Amo questa figura, amo il Santo Curato d’Ars. Ho avuto anche la grazia di andare a pregare nella sua parrocchia, dove esercitava il suo ministero, nella casa dove è nato e quindi ho fatto un percorso. E’ un modello, aveva il suo ministero a cuore: uomo di preghiera, uomo di dialogo, ma anche uomo con le mani aperte il Santo Curato d’ars è giustamente diventato il santo patrono di noi parroci. E’ quindi è una figura che mi aiuta anche della mia vita spirituale e personale nell’essere sempre disponibile a confessare le persone, a pregare con le loro, passare ore davanti a al Santissimo Sacramento. Ecco ci spinge a vivere questa dimensione contemplativa, che è molto importante per rendere Dio presente nella nostra vita e nella vita degli altri.

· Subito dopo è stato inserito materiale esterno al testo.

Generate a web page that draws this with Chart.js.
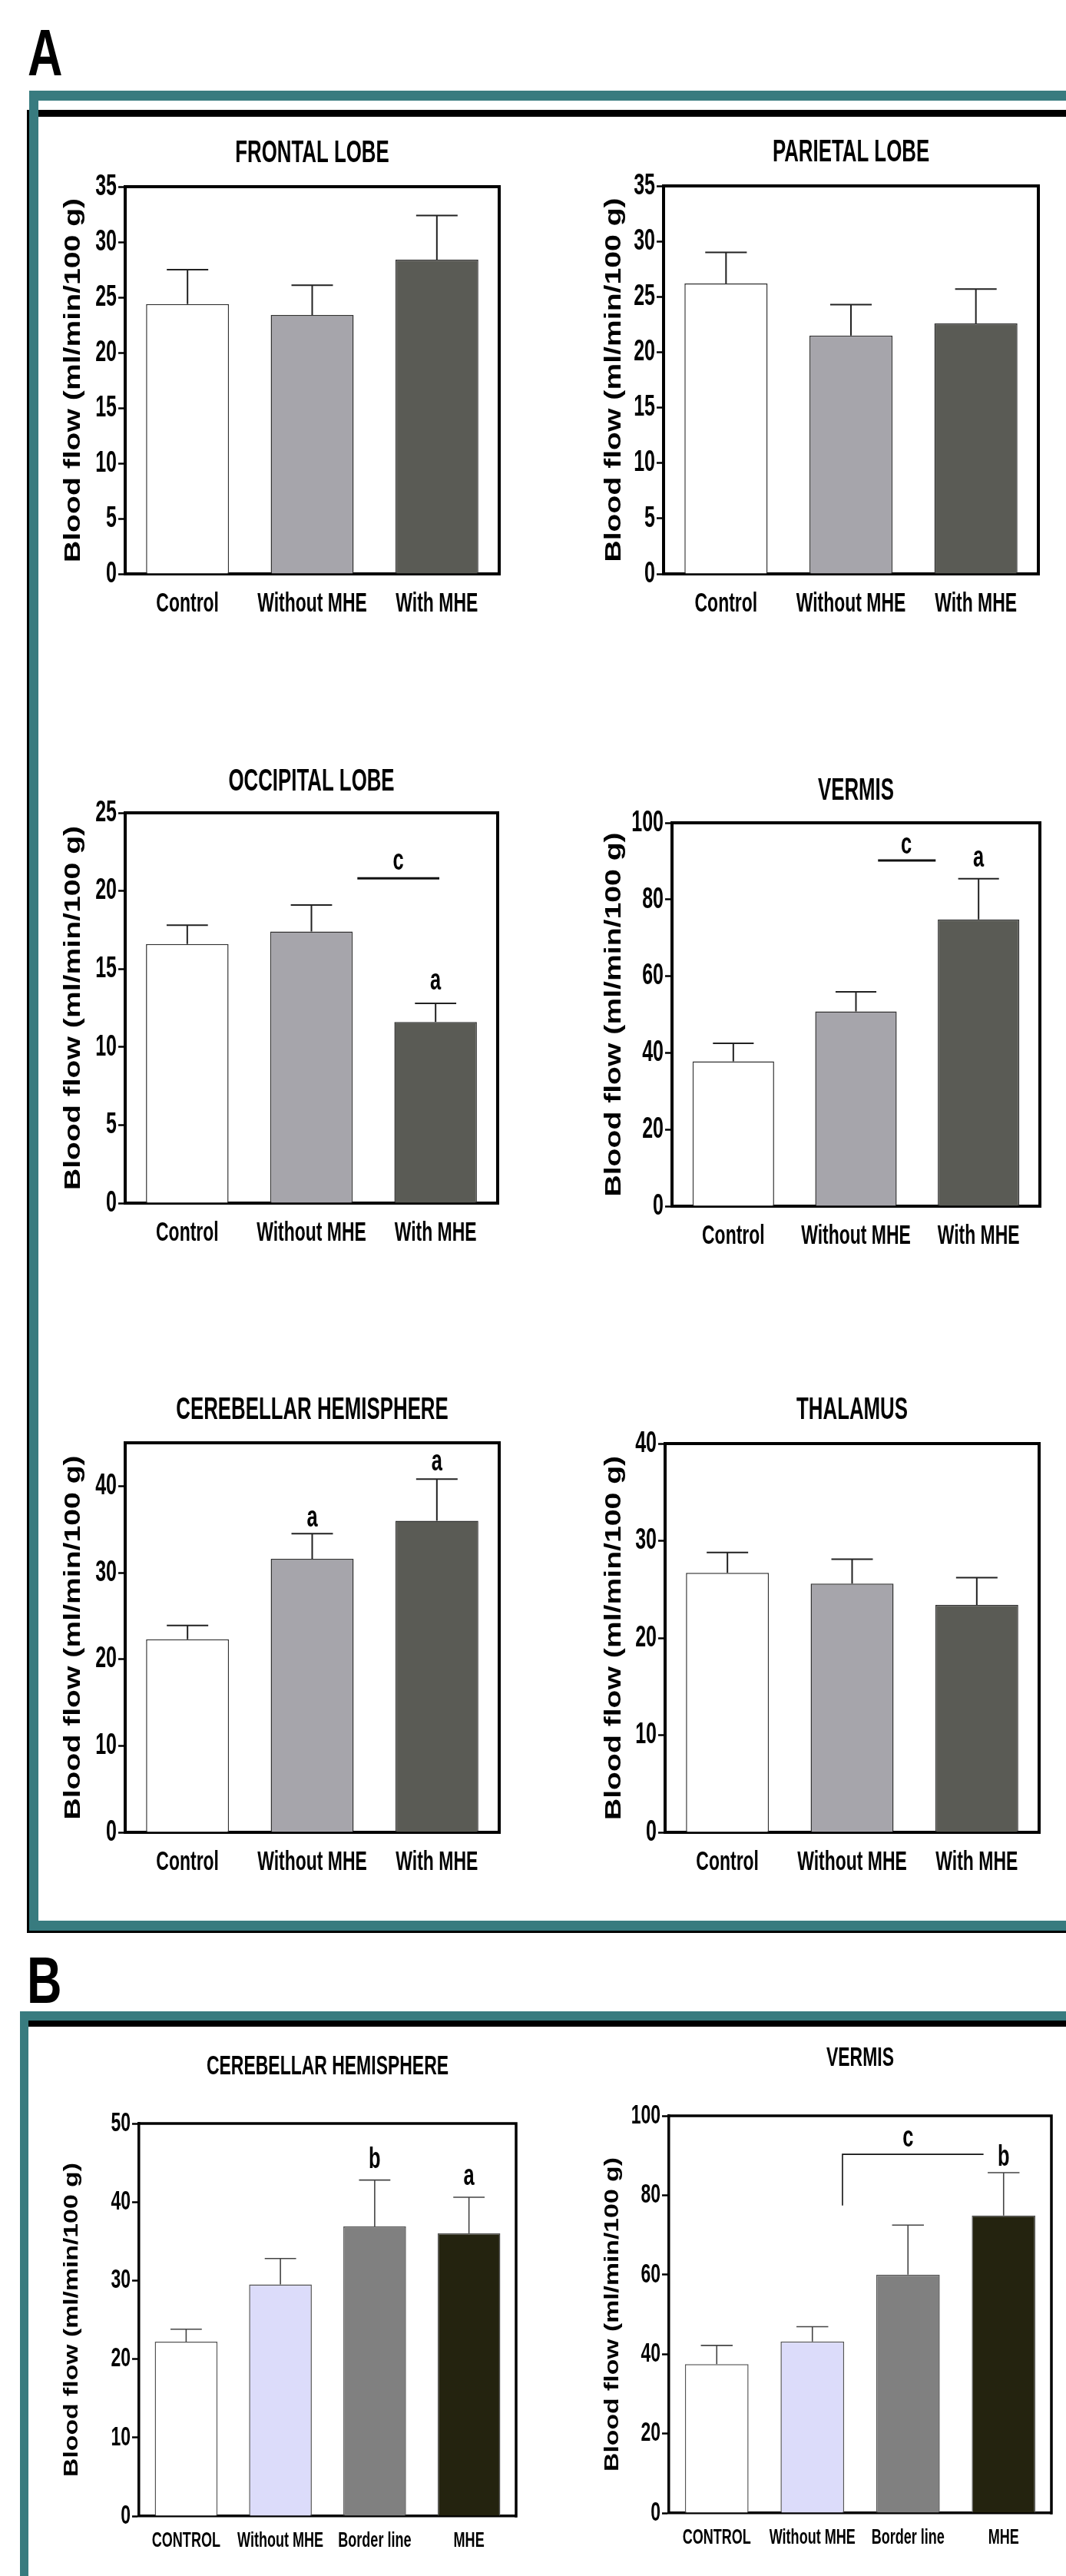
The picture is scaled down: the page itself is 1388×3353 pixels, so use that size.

Bangui, la capitale della Repubblica Centrafricana, è diventata una città simbolo da quando Papa Francesco iniziò proprio lì, aprendo le porte della cattedrale, il Giubileo della Misericordia. Che cosa è rimasto di quel momento storico?

Non possiamo mai dimenticare il viaggio qui di Papa Francesco. Anche lui ha detto molto spesso che ha Bangui nel suo cuore e quindi è stato un momento molto importante per noi, perché la situazione all’epoca era molto complicata. Papa Francesco è venuto e ha aperto delle porte, ha aperto la via della riconciliazione, di vivere insieme, cristiani e musulmani, tutti quanti. Questo è quello che ha seminato Papa Francesco e che continua a dare i frutti del vivere insieme. Ho avuto la fortuna di essere quello che traduceva le parole del Santo Padre e ho capito che la sua era una missione profetica, perché quando lui parlava della pace voleva dire che dobbiamo metterci insieme per arrivare alla pace; non è il lavoro di una persona sola, ma di tutti noi. Siamo tutti figli di Dio e la salvezza riguarda tutti, come ha detto anche Papa Benedetto XVI: ci troviamo dentro una stessa barca e dobbiamo salvarci tutti. Francesco ci ha fatto anche capire bene l’importanza di una mano tesa, ma anche della presenza che dà conforto e fiducia. In questo abbiamo il Santo Padre che intercede, Pietro è con noi. Questo è una cosa che sentiamo fortemente qui in Centrafrica.